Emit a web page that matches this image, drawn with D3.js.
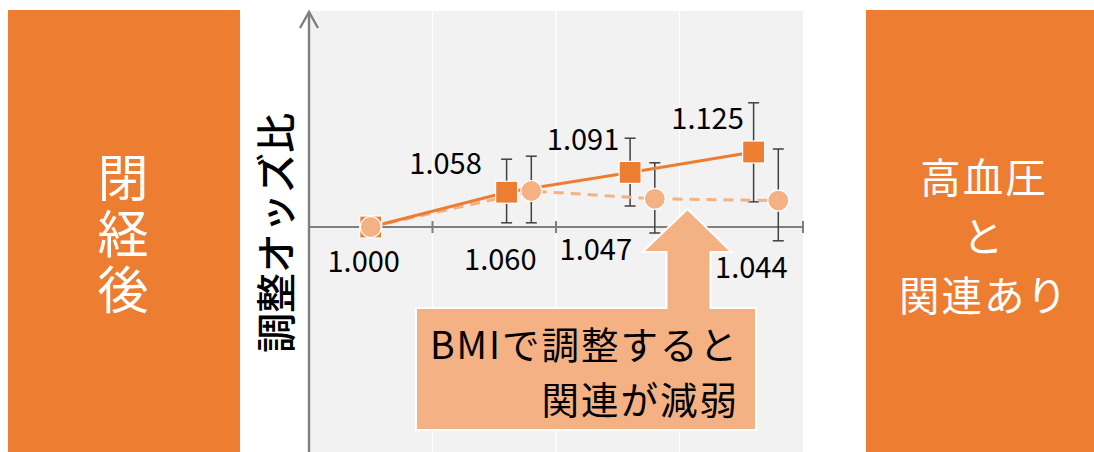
<!DOCTYPE html>
<html><head><meta charset="utf-8">
<script src="https://cdn.jsdelivr.net/npm/d3@7"></script>
<style>
html,body{margin:0;padding:0;background:#fff;}
svg{display:block;}
text{font-family:"Noto Sans CJK JP","Noto Sans",sans-serif;}
</style></head>
<body>
<svg id="chart" width="1094" height="452"></svg>
<script>
// ---- data ----
const categories = ["Q1", "Q2", "Q3", "Q4"];
// adjusted model (without BMI) – squares
const orBase   = [1.000, 1.058, 1.091, 1.125];
const loBase   = [null, 1.007, 1.035, 1.042];
const hiBase   = [null, 1.113, 1.148, 1.207];
// additionally adjusted for BMI – circles
const orBmi    = [1.000, 1.060, 1.047, 1.044];
const loBmi    = [null, 1.007, 0.990, 0.977];
const hiBmi    = [null, 1.118, 1.107, 1.130];
const yTitle = "調整オッズ比";
const leftLabel = "閉経後";
const rightLabel = ["高血圧", "と", "関連あり"];
const calloutLines = ["BMIで調整すると", "関連が減弱"];

// ---- layout / style ----
const C_DARK = "#ed7d31", C_LIGHT = "#f4b183", C_ERR = "#404040", C_AXIS = "#7f7f7f";
const plot = {left: 309, right: 803, top: 11, bottom: 452};
const svg = d3.select("#chart");

const x = d3.scaleBand().domain(categories).range([plot.left, plot.right]).padding(0);
const y = d3.scaleLinear().domain([0.625, 1.36]).range([plot.bottom, plot.top]);
const bw = x.bandwidth();
const offSq = 0.10, offCi = 0.30; // fraction of band width from center
const px = (i, off) => x(categories[i]) + bw / 2 + (i === 0 ? 0 : off * bw);

// side boxes
svg.append("rect").attr("x", 8).attr("y", 10).attr("width", 232).attr("height", 442).attr("fill", C_DARK);
svg.append("rect").attr("x", 866).attr("y", 10).attr("width", 228).attr("height", 442).attr("fill", C_DARK);
svg.append("text").attr("x", 123).attr("y", 236).attr("text-anchor", "middle")
  .style("writing-mode", "vertical-rl").style("letter-spacing", "5px")
  .attr("font-size", 51).attr("fill", "#fff").text(leftLabel);
rightLabel.forEach((t, i) => {
  svg.append("text").attr("x", 984).attr("y", 193 + i * 59).attr("text-anchor", "middle")
    .style("letter-spacing", "2px").attr("font-size", 40.5).attr("fill", "#fff").text(t);
});

// plot background
svg.append("rect").attr("x", plot.left + 1).attr("y", plot.top).attr("width", plot.right - plot.left - 1)
  .attr("height", plot.bottom - plot.top).attr("fill", "#f2f2f2");

// vertical gridlines at band boundaries
const bounds = categories.slice(1).map(c => x(c));
svg.append("g").selectAll("line").data(bounds).join("line")
  .attr("x1", d => d).attr("x2", d => d).attr("y1", plot.top).attr("y2", plot.bottom)
  .attr("stroke", "#ffffff").attr("stroke-width", 1.2);

// x axis line at OR = 1
const y1 = y(1);
svg.append("line").attr("x1", plot.left).attr("x2", plot.right).attr("y1", y1).attr("y2", y1)
  .attr("stroke", C_AXIS).attr("stroke-width", 2);
const tickXs = categories.map(c => x(c) + bw);
svg.append("g").selectAll("line").data(tickXs).join("line")
  .attr("x1", d => d).attr("x2", d => d).attr("y1", y1 - 6).attr("y2", y1 + 6)
  .attr("stroke", C_AXIS).attr("stroke-width", 2);

// y axis with arrow
svg.append("line").attr("x1", plot.left).attr("x2", plot.left).attr("y1", plot.top + 1).attr("y2", plot.bottom)
  .attr("stroke", C_AXIS).attr("stroke-width", 2.4);
svg.append("path").attr("d", `M${plot.left - 9},${plot.top + 17}L${plot.left},${plot.top + 1}L${plot.left + 9},${plot.top + 17}`)
  .attr("fill", "none").attr("stroke", C_AXIS).attr("stroke-width", 2.4);

// y title
svg.append("text").attr("transform", `translate(291,233) rotate(-90)`).attr("text-anchor", "middle")
  .attr("font-size", 40).attr("font-weight", 500).attr("fill", "#000").text(yTitle);

// error bars
function errBars(lo, hi, off) {
  const g = svg.append("g").attr("stroke", C_ERR).attr("stroke-width", 1.5);
  categories.forEach((c, i) => {
    if (lo[i] == null) return;
    const cx = px(i, off);
    g.append("line").attr("x1", cx).attr("x2", cx).attr("y1", y(lo[i])).attr("y2", y(hi[i]));
    [lo[i], hi[i]].forEach(v => g.append("line").attr("x1", cx - 5.5).attr("x2", cx + 5.5).attr("y1", y(v)).attr("y2", y(v)));
  });
}
errBars(loBase, hiBase, offSq);
errBars(loBmi, hiBmi, offCi);

// lines
const lineSq = d3.line().x((d, i) => px(i, offSq)).y(d => y(d));
const lineCi = d3.line().x((d, i) => px(i, offCi)).y(d => y(d));
svg.append("path").attr("d", lineCi(orBmi)).attr("fill", "none").attr("stroke", C_LIGHT)
  .attr("stroke-width", 3).attr("stroke-dasharray", "10,7");
svg.append("path").attr("d", lineSq(orBase)).attr("fill", "none").attr("stroke", C_DARK).attr("stroke-width", 3);

// markers
svg.append("g").selectAll("rect").data(orBase).join("rect")
  .attr("x", (d, i) => px(i, offSq) - 11).attr("y", d => y(d) - 11).attr("width", 22).attr("height", 22)
  .attr("fill", C_DARK).attr("stroke", "#fff").attr("stroke-width", 1.2);
svg.append("g").selectAll("circle").data(orBmi).join("circle")
  .attr("cx", (d, i) => px(i, offCi)).attr("cy", d => y(d)).attr("r", 10.5)
  .attr("fill", C_LIGHT).attr("stroke", "#fff").attr("stroke-width", 1.2);

// value labels (offsets in px from marker)
const sqLabelOff = [null, [-61, -18], [-47, -22], [-46, -23]];
const ciLabelOff = [[-7, 45], [-31, 79], [-59, 61], [-27, 77]];
const fmt = d3.format(".3f");
orBase.forEach((v, i) => {
  if (!sqLabelOff[i]) return;
  svg.append("text").attr("x", px(i, offSq) + sqLabelOff[i][0]).attr("y", y(v) + sqLabelOff[i][1])
    .attr("text-anchor", "middle").attr("font-size", 29).attr("fill", "#000").text(fmt(v));
});
orBmi.forEach((v, i) => {
  svg.append("text").attr("x", px(i, offCi) + ciLabelOff[i][0]).attr("y", y(v) + ciLabelOff[i][1])
    .attr("text-anchor", "middle").attr("font-size", 29).attr("fill", "#000").text(fmt(v));
});

// callout with up arrow
const ax = x(categories[3]) + 8; // arrow centre
svg.append("path")
  .attr("d", `M416,308L${ax - 21},308L${ax - 21},252L${ax - 45},252L${ax},209L${ax + 44},252L${ax + 23},252L${ax + 23},308L756,308L756,430L416,430Z`)
  .attr("fill", C_LIGHT).attr("stroke", "#fff").attr("stroke-width", 2);
calloutLines.forEach((t, i) => {
  svg.append("text").attr("x", 739).attr("y", 359 + i * 54.5).attr("text-anchor", "end")
    .style("letter-spacing", "2px").attr("font-size", 37.5).attr("fill", "#000").text(t);
});
</script>
</body></html>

++++

* EXERCISE
Your task is to reproduce all of the material exactly. The pictures stay out.

* OUTPUT FOR THIS TASK
Emit a web page that matches this image, drawn with D3.js.
<!DOCTYPE html>
<html><head><meta charset="utf-8">
<script src="https://cdn.jsdelivr.net/npm/d3@7"></script>
<style>
html,body{margin:0;padding:0;background:#fff;}
svg{display:block;}
text{font-family:"Noto Sans CJK JP","Noto Sans",sans-serif;}
</style></head>
<body>
<svg id="chart" width="1094" height="452"></svg>
<script>
// ---- data ----
const categories = ["Q1", "Q2", "Q3", "Q4"];
// adjusted model (without BMI) – squares
const orBase   = [1.000, 1.058, 1.091, 1.125];
const loBase   = [null, 1.007, 1.035, 1.042];
const hiBase   = [null, 1.113, 1.148, 1.207];
// additionally adjusted for BMI – circles
const orBmi    = [1.000, 1.060, 1.047, 1.044];
const loBmi    = [null, 1.007, 0.990, 0.977];
const hiBmi    = [null, 1.118, 1.107, 1.130];
const yTitle = "調整オッズ比";
const leftLabel = "閉経後";
const rightLabel = ["高血圧", "と", "関連あり"];
const calloutLines = ["BMIで調整すると", "関連が減弱"];

// ---- layout / style ----
const C_DARK = "#ed7d31", C_LIGHT = "#f4b183", C_ERR = "#404040", C_AXIS = "#7f7f7f";
const plot = {left: 309, right: 803, top: 11, bottom: 452};
const svg = d3.select("#chart");

const x = d3.scaleBand().domain(categories).range([plot.left, plot.right]).padding(0);
const y = d3.scaleLinear().domain([0.625, 1.36]).range([plot.bottom, plot.top]);
const bw = x.bandwidth();
const offSq = 0.10, offCi = 0.30; // fraction of band width from center
const px = (i, off) => x(categories[i]) + bw / 2 + (i === 0 ? 0 : off * bw);

// side boxes
svg.append("rect").attr("x", 8).attr("y", 10).attr("width", 232).attr("height", 442).attr("fill", C_DARK);
svg.append("rect").attr("x", 866).attr("y", 10).attr("width", 228).attr("height", 442).attr("fill", C_DARK);
svg.append("text").attr("x", 123).attr("y", 236).attr("text-anchor", "middle")
  .style("writing-mode", "vertical-rl").style("letter-spacing", "5px")
  .attr("font-size", 51).attr("fill", "#fff").text(leftLabel);
rightLabel.forEach((t, i) => {
  svg.append("text").attr("x", 984).attr("y", 193 + i * 59).attr("text-anchor", "middle")
    .style("letter-spacing", "2px").attr("font-size", 40.5).attr("fill", "#fff").text(t);
});

// plot background
svg.append("rect").attr("x", plot.left + 1).attr("y", plot.top).attr("width", plot.right - plot.left - 1)
  .attr("height", plot.bottom - plot.top).attr("fill", "#f2f2f2");

// vertical gridlines at band boundaries
const bounds = categories.slice(1).map(c => x(c));
svg.append("g").selectAll("line").data(bounds).join("line")
  .attr("x1", d => d).attr("x2", d => d).attr("y1", plot.top).attr("y2", plot.bottom)
  .attr("stroke", "#ffffff").attr("stroke-width", 1.2);

// x axis line at OR = 1
const y1 = y(1);
svg.append("line").attr("x1", plot.left).attr("x2", plot.right).attr("y1", y1).attr("y2", y1)
  .attr("stroke", C_AXIS).attr("stroke-width", 2);
const tickXs = categories.map(c => x(c) + bw);
svg.append("g").selectAll("line").data(tickXs).join("line")
  .attr("x1", d => d).attr("x2", d => d).attr("y1", y1 - 6).attr("y2", y1 + 6)
  .attr("stroke", C_AXIS).attr("stroke-width", 2);

// y axis with arrow
svg.append("line").attr("x1", plot.left).attr("x2", plot.left).attr("y1", plot.top + 1).attr("y2", plot.bottom)
  .attr("stroke", C_AXIS).attr("stroke-width", 2.4);
svg.append("path").attr("d", `M${plot.left - 9},${plot.top + 17}L${plot.left},${plot.top + 1}L${plot.left + 9},${plot.top + 17}`)
  .attr("fill", "none").attr("stroke", C_AXIS).attr("stroke-width", 2.4);

// y title
svg.append("text").attr("transform", `translate(291,233) rotate(-90)`).attr("text-anchor", "middle")
  .attr("font-size", 40).attr("font-weight", 500).attr("fill", "#000").text(yTitle);

// error bars
function errBars(lo, hi, off) {
  const g = svg.append("g").attr("stroke", C_ERR).attr("stroke-width", 1.5);
  categories.forEach((c, i) => {
    if (lo[i] == null) return;
    const cx = px(i, off);
    g.append("line").attr("x1", cx).attr("x2", cx).attr("y1", y(lo[i])).attr("y2", y(hi[i]));
    [lo[i], hi[i]].forEach(v => g.append("line").attr("x1", cx - 5.5).attr("x2", cx + 5.5).attr("y1", y(v)).attr("y2", y(v)));
  });
}
errBars(loBase, hiBase, offSq);
errBars(loBmi, hiBmi, offCi);

// lines
const lineSq = d3.line().x((d, i) => px(i, offSq)).y(d => y(d));
const lineCi = d3.line().x((d, i) => px(i, offCi)).y(d => y(d));
svg.append("path").attr("d", lineCi(orBmi)).attr("fill", "none").attr("stroke", C_LIGHT)
  .attr("stroke-width", 3).attr("stroke-dasharray", "10,7");
svg.append("path").attr("d", lineSq(orBase)).attr("fill", "none").attr("stroke", C_DARK).attr("stroke-width", 3);

// markers
svg.append("g").selectAll("rect").data(orBase).join("rect")
  .attr("x", (d, i) => px(i, offSq) - 11).attr("y", d => y(d) - 11).attr("width", 22).attr("height", 22)
  .attr("fill", C_DARK).attr("stroke", "#fff").attr("stroke-width", 1.2);
svg.append("g").selectAll("circle").data(orBmi).join("circle")
  .attr("cx", (d, i) => px(i, offCi)).attr("cy", d => y(d)).attr("r", 10.5)
  .attr("fill", C_LIGHT).attr("stroke", "#fff").attr("stroke-width", 1.2);

// value labels (offsets in px from marker)
const sqLabelOff = [null, [-61, -18], [-47, -22], [-46, -23]];
const ciLabelOff = [[-7, 45], [-31, 79], [-59, 61], [-27, 77]];
const fmt = d3.format(".3f");
orBase.forEach((v, i) => {
  if (!sqLabelOff[i]) return;
  svg.append("text").attr("x", px(i, offSq) + sqLabelOff[i][0]).attr("y", y(v) + sqLabelOff[i][1])
    .attr("text-anchor", "middle").attr("font-size", 29).attr("fill", "#000").text(fmt(v));
});
orBmi.forEach((v, i) => {
  svg.append("text").attr("x", px(i, offCi) + ciLabelOff[i][0]).attr("y", y(v) + ciLabelOff[i][1])
    .attr("text-anchor", "middle").attr("font-size", 29).attr("fill", "#000").text(fmt(v));
});

// callout with up arrow
const ax = x(categories[3]) + 8; // arrow centre
svg.append("path")
  .attr("d", `M416,308L${ax - 21},308L${ax - 21},252L${ax - 45},252L${ax},209L${ax + 44},252L${ax + 23},252L${ax + 23},308L756,308L756,430L416,430Z`)
  .attr("fill", C_LIGHT).attr("stroke", "#fff").attr("stroke-width", 2);
calloutLines.forEach((t, i) => {
  svg.append("text").attr("x", 739).attr("y", 359 + i * 54.5).attr("text-anchor", "end")
    .style("letter-spacing", "2px").attr("font-size", 37.5).attr("fill", "#000").text(t);
});
</script>
</body></html>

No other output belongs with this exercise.